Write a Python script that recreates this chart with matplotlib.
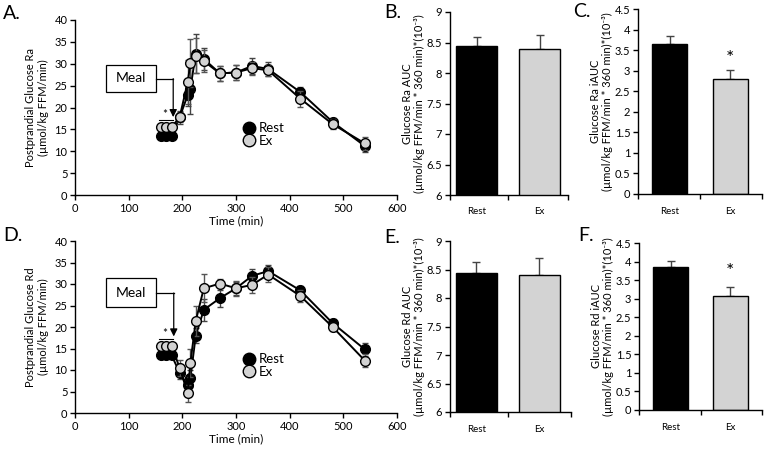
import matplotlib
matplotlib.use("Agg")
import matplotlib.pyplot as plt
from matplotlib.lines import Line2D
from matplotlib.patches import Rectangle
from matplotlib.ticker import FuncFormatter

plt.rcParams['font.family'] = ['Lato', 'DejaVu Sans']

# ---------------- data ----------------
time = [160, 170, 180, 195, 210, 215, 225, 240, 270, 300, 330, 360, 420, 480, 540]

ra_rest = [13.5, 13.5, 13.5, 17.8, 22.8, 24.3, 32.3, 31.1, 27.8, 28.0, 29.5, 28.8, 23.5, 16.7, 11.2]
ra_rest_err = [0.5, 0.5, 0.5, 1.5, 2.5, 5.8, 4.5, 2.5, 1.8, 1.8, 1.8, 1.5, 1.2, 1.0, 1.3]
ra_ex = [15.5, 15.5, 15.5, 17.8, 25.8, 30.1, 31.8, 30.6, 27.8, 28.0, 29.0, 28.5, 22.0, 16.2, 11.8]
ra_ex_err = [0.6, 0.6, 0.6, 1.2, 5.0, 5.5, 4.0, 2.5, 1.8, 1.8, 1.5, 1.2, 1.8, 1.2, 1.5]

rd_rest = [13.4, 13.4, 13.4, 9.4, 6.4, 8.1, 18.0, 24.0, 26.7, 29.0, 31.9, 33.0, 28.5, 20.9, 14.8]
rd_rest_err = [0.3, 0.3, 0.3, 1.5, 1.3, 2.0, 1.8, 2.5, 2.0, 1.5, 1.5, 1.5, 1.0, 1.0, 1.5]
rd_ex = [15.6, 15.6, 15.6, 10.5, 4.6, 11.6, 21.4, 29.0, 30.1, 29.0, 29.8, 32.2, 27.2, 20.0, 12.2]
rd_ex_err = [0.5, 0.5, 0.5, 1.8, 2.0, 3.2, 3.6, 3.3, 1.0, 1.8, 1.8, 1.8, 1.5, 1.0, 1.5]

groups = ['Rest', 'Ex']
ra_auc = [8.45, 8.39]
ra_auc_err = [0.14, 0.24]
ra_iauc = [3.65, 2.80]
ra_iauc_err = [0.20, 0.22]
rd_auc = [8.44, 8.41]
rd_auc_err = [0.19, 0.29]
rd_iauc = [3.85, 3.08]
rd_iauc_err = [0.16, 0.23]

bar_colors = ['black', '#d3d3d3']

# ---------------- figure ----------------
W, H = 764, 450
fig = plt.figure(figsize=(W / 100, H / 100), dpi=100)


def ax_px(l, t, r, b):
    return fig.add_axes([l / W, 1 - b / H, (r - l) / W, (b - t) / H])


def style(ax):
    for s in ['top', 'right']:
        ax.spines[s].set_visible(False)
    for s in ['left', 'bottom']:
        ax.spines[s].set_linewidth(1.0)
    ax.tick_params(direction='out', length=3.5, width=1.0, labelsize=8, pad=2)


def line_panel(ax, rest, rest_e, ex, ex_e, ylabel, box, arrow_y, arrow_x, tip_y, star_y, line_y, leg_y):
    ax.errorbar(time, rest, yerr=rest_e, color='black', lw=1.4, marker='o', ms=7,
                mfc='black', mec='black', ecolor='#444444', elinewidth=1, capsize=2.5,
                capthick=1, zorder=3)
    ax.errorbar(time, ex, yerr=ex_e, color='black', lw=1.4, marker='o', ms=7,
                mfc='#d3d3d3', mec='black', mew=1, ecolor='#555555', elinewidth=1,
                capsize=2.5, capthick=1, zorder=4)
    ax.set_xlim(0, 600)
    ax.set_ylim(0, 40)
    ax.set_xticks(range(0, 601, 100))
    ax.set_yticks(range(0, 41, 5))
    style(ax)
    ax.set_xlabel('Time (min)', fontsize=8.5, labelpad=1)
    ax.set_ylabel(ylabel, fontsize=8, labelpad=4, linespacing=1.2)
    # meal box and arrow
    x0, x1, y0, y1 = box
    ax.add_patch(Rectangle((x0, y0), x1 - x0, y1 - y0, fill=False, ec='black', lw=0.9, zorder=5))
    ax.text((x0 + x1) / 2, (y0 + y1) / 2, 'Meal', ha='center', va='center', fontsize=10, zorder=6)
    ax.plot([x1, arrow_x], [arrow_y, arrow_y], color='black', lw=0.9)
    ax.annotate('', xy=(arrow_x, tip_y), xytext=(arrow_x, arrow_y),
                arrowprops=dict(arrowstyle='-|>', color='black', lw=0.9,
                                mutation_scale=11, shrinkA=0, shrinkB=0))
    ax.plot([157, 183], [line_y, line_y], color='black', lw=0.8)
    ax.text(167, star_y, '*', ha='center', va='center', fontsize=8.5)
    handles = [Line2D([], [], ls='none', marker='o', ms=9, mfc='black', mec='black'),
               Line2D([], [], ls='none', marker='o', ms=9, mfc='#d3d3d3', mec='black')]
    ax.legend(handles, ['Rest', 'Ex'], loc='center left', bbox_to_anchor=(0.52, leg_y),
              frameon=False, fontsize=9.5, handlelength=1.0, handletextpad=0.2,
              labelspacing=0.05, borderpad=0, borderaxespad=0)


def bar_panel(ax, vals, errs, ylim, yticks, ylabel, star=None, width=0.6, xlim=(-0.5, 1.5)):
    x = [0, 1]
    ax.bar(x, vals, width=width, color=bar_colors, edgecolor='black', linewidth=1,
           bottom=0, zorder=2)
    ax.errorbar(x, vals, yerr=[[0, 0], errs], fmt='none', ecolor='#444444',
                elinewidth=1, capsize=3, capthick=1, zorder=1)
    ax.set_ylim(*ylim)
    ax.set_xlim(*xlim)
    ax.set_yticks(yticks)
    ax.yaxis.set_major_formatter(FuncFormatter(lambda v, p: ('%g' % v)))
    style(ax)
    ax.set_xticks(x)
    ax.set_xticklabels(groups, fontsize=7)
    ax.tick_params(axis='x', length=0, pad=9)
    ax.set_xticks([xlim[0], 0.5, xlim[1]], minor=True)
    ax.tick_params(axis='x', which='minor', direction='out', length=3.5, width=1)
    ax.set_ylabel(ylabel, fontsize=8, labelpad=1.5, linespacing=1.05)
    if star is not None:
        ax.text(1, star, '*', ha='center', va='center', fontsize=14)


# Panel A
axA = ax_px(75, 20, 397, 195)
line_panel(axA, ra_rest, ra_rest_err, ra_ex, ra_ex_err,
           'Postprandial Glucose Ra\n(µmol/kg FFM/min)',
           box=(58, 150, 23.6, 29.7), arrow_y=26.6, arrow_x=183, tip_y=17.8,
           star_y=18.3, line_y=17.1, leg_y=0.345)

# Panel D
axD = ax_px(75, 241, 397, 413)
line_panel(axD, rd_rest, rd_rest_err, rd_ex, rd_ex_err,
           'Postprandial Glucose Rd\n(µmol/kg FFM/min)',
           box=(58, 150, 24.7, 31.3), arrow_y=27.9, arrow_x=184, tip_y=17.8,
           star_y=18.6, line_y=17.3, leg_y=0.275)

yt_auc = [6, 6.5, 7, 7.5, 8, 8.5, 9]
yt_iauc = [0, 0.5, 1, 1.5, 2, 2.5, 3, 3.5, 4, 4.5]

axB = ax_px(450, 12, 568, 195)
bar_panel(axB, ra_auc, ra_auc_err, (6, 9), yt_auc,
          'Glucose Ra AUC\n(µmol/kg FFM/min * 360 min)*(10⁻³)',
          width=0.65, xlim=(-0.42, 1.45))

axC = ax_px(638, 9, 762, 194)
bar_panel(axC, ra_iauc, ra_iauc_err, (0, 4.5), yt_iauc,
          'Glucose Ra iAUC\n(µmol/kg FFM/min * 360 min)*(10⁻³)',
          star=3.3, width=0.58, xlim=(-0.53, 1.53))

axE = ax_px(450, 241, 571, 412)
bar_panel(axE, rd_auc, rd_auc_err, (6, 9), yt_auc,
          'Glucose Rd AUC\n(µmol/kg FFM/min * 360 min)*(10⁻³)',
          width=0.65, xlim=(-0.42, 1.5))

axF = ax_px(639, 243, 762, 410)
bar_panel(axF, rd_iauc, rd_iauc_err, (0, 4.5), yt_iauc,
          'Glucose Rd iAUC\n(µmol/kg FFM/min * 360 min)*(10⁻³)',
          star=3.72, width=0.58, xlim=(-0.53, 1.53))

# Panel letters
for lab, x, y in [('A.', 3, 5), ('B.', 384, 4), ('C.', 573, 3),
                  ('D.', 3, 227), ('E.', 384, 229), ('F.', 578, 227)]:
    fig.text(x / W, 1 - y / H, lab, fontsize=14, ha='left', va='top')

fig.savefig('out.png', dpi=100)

____________________

*What to produce:*
Print the data above verbatim from the first line through the line holding "420, 480, 540]", leaving every picture out.

*Solved exercise:*
Write a Python script that recreates this chart with matplotlib.
import matplotlib
matplotlib.use("Agg")
import matplotlib.pyplot as plt
from matplotlib.lines import Line2D
from matplotlib.patches import Rectangle
from matplotlib.ticker import FuncFormatter

plt.rcParams['font.family'] = ['Lato', 'DejaVu Sans']

# ---------------- data ----------------
time = [160, 170, 180, 195, 210, 215, 225, 240, 270, 300, 330, 360, 420, 480, 540]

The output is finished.